The fourth thing I would like to suggest is self motivation. Be inspired always. Don’t let life become monotonous. I agree that it’s easier said than done. But it’s one of the key success factors. Don’t be disheartened by minor hurdles and major failures. A few years down the line you will probably realize they made the journey worthwhile. Take it in your stride. And this comes from a guy who has been facing repeated failures. So trust me, I know. If you are working hard, if you are true to what you do, then you WILL get success one day or the other. The key thing is to stay motivated.

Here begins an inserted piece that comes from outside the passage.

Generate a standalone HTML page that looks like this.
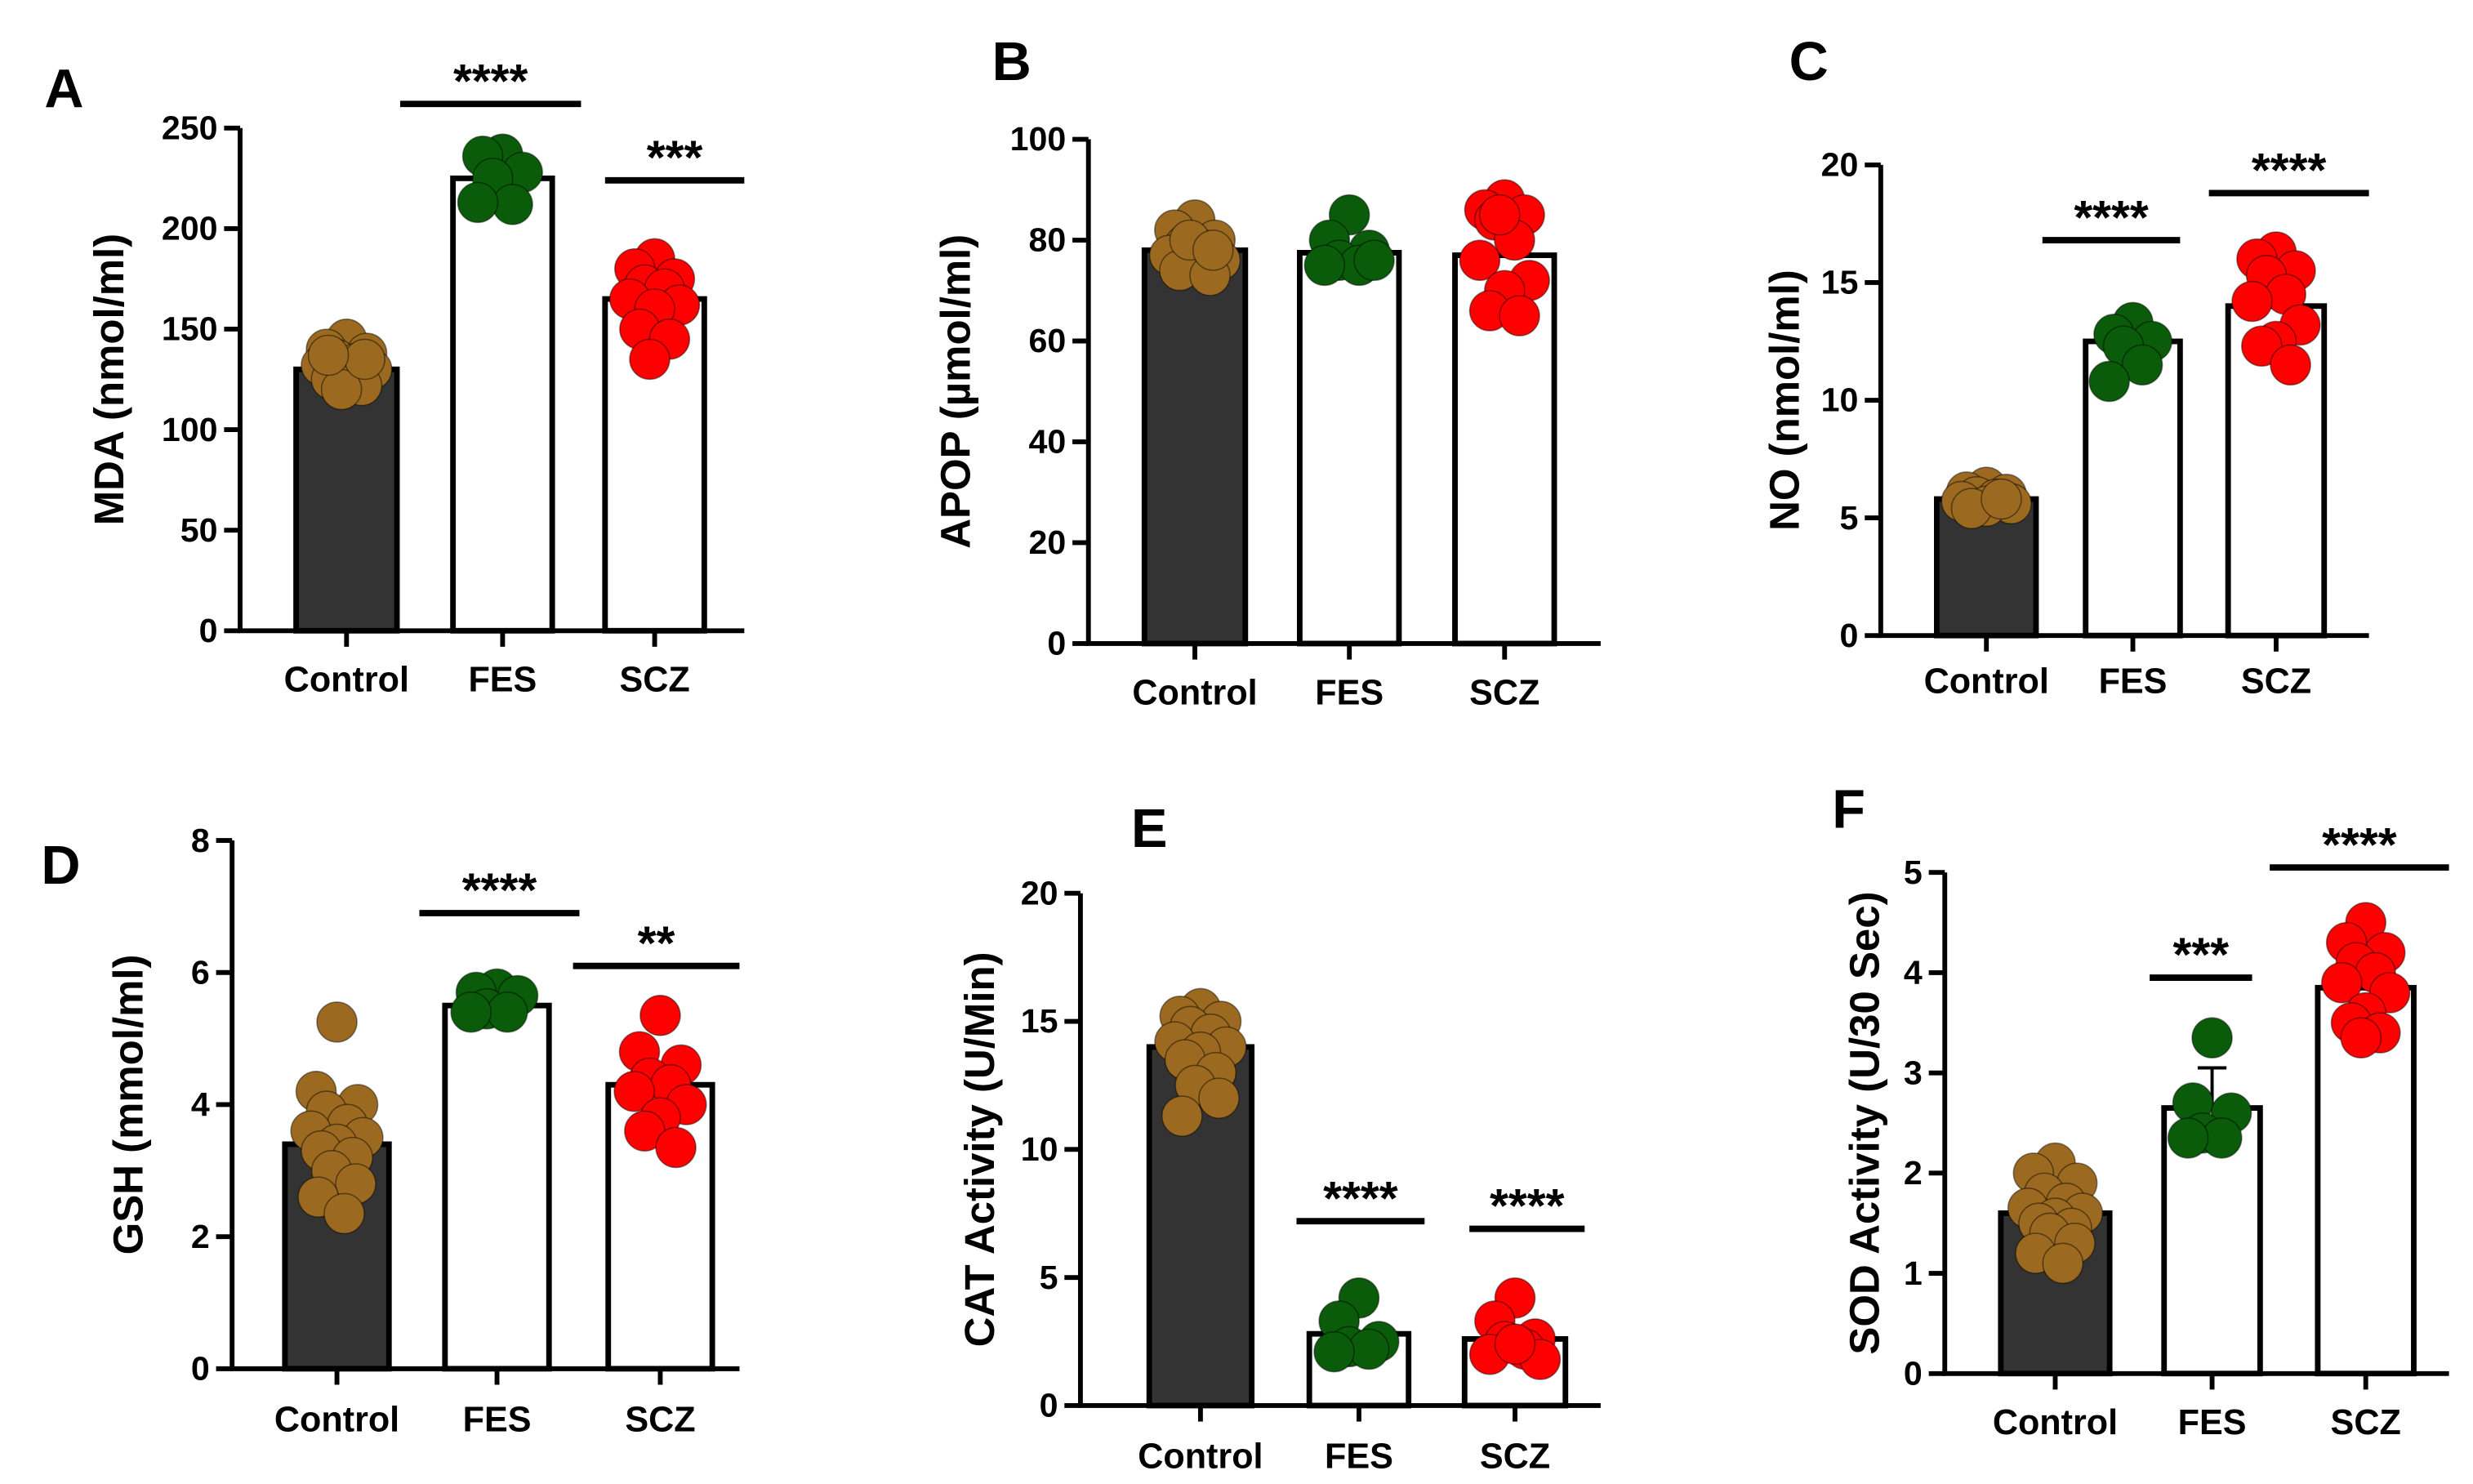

So, work hard, inculcate discipline and sacrifice in your life, aim high, read, learn and then repeat the cycle. You must have heard your parents and teachers and other elders preach all this over the years. So this may seem like a repeat dose. Yet, don’t ignore it. Whatever I have written above has only been derived from the lives of all the great, immensely successful people I have known, directly or indirectly and have read about down the years. So they are tried and tested methods. They helped those people. They will help you as well. Don’t be fickle minded and waste your lives in following conventions. Look for the exceptions. Look for the shining stars who refused to bow down to norms and who lived life on their own terms. They are the ones who you need to be inspired by. Rise above mediocrity. If you have that kind of environment, culture and people around you, then shun them. If you want something, you do everything needed to get it. You don’t go down the path everyone takes. You carve out your own path. You make your own choices. And then you don’t stop. You keep going. Remember, life is just a long road. Success or failure is just pit stops. What matters is how far you go. So, let not a day go by without learning, without reading, without working hard. The fruits of success when you eventually get them will taste splendidly sweet.

I am old school. I believe more in hard work than the smarter version of it. Smart work works for some people. It doesn’t work for me. So if you are someone who has believed in smart work, then stick to it. For all the others, try following whatever I have written above. If it helps you, it will have served its purpose. If it doesn’t, then pass it on to anyone whom you think will gain a lot from it.